Homilía en Santa Marta
Jesús se despide para ir al Padre y enviarnos al Espíritu (cfr. Jn 17,1-11), y San Pablo se despide antes de ir a Jerusalén, y llora con los ancianos venidos de Efeso para saludarle (cfr. Hch 20,17-27). Esto nos ayudará a reflexionar sobre nuestras despedidas.
En la vida hay muchas despedidas, pequeñas y grandes, y mucho sufrimiento y lágrimas en alguna de ellas. Pensemos en esos pobres de Rohingya del Myanmar, que cuando dejaron su tierra por huir de las persecuciones no sabían lo que les iba a pasar. Y llevan meses dando vueltas en una barca: llegan a una ciudad, y les dan agua y alimento, pero les dicen: iros de aquí. ¡Es una despedida! Y la otra gran despedida existencial, como la despedida de los cristianos y los yazidíes, que ya ni piensan volver a su tierra, porque fueron expulsados de sus casas. ¡Está pasando hoy! Sí, hay grandes y pequeñas despedidas en la vida, como la despedida de la madre que saluda y da el último abrazo al hijo que va a la guerra; y todos los días se levanta con el temor de que venga alguien a decirle: Agradecemos mucho la generosidad de su hijo que ha dado la vida por la patria. Y luego está la última despedida que todos tenemos que hacer, cuando el Señor nos llame a la otra orilla. Yo lo pienso mucho.
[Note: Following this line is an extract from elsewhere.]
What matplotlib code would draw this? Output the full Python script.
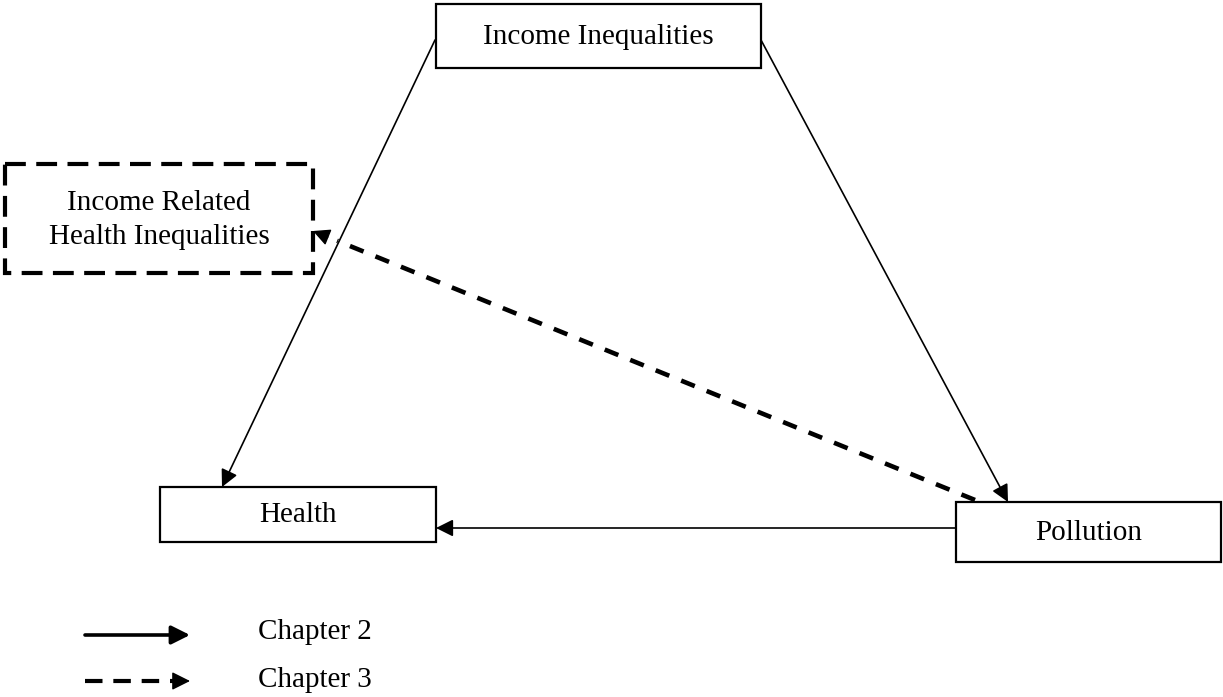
import numpy as np
import matplotlib.pyplot as plt
from matplotlib.patches import Rectangle, FancyArrowPatch

plt.rcParams["font.family"] = ["Liberation Serif", "DejaVu Serif"]

# node labels
labels = ["Income Inequalities", "Income Related\nHealth Inequalities", "Health", "Pollution"]
legend_labels = ["Chapter 2", "Chapter 3"]

# node boxes (x0, y0, x1, y1) in pixel space
boxes = {
    "Income Inequalities": (436, 4, 761, 68, "-"),
    "Income Related\nHealth Inequalities": (5, 164, 313, 273, "--"),
    "Health": (160, 487, 436, 542, "-"),
    "Pollution": (956, 502, 1221, 562, "-"),
}

fig = plt.figure(figsize=(12.23, 6.97), dpi=100)
ax = fig.add_axes([0, 0, 1, 1])
ax.set_xlim(0, 1223)
ax.set_ylim(697, 0)
ax.axis("off")

for lab in labels:
    x0, y0, x1, y1, ls = boxes[lab]
    if ls == "-":
        ax.add_patch(Rectangle((x0, y0), x1 - x0, y1 - y0, fill=False, lw=1.6, ec="black"))
    else:
        ax.add_patch(Rectangle((x0, y0), x1 - x0, y1 - y0, fill=False, lw=3, ec="black",
                               ls=(0, (5, 2.5))))
    ax.text((x0 + x1) / 2, (y0 + y1) / 2 + 1, lab, ha="center", va="center",
            fontsize=21, linespacing=1.4)


def arrow(p0, p1, dashed=False):
    if dashed:
        p0 = np.array(p0, float)
        p1 = np.array(p1, float)
        d = (p1 - p0) / np.linalg.norm(p1 - p0)
        tail = p1 - d * 26
        ax.plot([p0[0], tail[0]], [p0[1], tail[1]], color="black", lw=3.3,
                ls=(0, (3.2, 2.8)), dash_capstyle="butt")
        ax.add_patch(FancyArrowPatch(tuple(p1 - d * 16), tuple(p1), arrowstyle="-|>",
                                     mutation_scale=26, lw=1, color="black",
                                     shrinkA=0, shrinkB=0))
    else:
        ax.add_patch(FancyArrowPatch(p0, p1, arrowstyle="-|>", mutation_scale=26,
                                     lw=1.2, color="black", shrinkA=0, shrinkB=0))


arrow((435, 40), (222, 487))
arrow((761, 40), (1008, 502))
arrow((956, 528), (436, 528))
arrow((975, 500), (313, 231), dashed=True)

# legend
ax.add_patch(FancyArrowPatch((85, 635), (190, 635), arrowstyle="-|>", mutation_scale=28,
                             lw=2.6, color="black", shrinkA=0, shrinkB=0))
ax.plot([85, 175], [681, 681], color="black", lw=3, ls=(0, (4.2, 2.6)), dash_capstyle="butt")
ax.add_patch(FancyArrowPatch((174, 681), (190, 681), arrowstyle="-|>",
                             mutation_scale=28, lw=1, color="black", shrinkA=0, shrinkB=0))
ax.text(258, 632, legend_labels[0], fontsize=21, va="center", ha="left")
ax.text(258, 680, legend_labels[1], fontsize=21, va="center", ha="left")

fig.savefig("out.png", dpi=100)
Pero las grandes despedidas de la vida, incluida la última, no son hasta pronto ni hasta luego ni hasta la vista —del que sabe que vuelve más o menos pronto—, sino despedidas del que no se sabe ni cuándo ni cómo volverá. Están hasta en el arte y en las canciones. Me viene una a la cabeza, la de los alpinos, cuando aquel capitán se despide de sus soldados: el testamento del capitán. ¿Pienso yo en mi gran despedida, no cuando diga hasta luego, hasta la vista, sino adiós? Los dos textos emplean la palabra adiós. Pablo confía a Dios a los suyos y Jesús confía al Padre a sus discípulos, que se quedan en el mundo: ¡No son del mundo, protégelos! Confiar al Padre, confiar a Dios: ese es el origen de la palabra adiós. Decimos adiós solo en las grandes despedidas, ya sean pasajeras o la última.
Creo que con estas dos imágenes —la de Pablo llorando de rodillas en la playa, y Jesús, triste porque va a la Pasión, con sus discípulos, llorando en su corazón— podemos pensar en nuestra despedida, porque nos hará bien. ¿Quién cerrará mis ojos? ¿Qué dejo? Tanto Pablo como Jesús hacen una especie de examen de conciencia: He hecho esto, aquello, lo otro… ¿Yo qué he hecho? Me viene bien imaginarme en aquel momento. Cuando será, no se sabe, pero llegará el momento en el que hasta luego, hasta ponto, hasta mañana, hasta la vista se convertirán en adiós. ¿Estoy preparado para confiar a Dios a todos los míos? ¿Para confiarme a mí mismo a Dios? ¿Para decir esa palabra que es la palabra con la que se encomienda el hijo al Padre?
Os aconsejo meditar las Lecturas de hoy sobre la despedida de Jesús y de Pablo, pensando que un día también nosotros tendremos que decir adiós. A Dios confío mi alma; a Dios confío mi historia; a Dios confío los míos; a Dios lo confío todo. Que Jesús muerto y resucitado nos envíe el Espíritu Santo, para que aprendamos esa palabra, aprendamos a decirla, pero existencialmente, con toda la fuerza: la última palabra: adiós.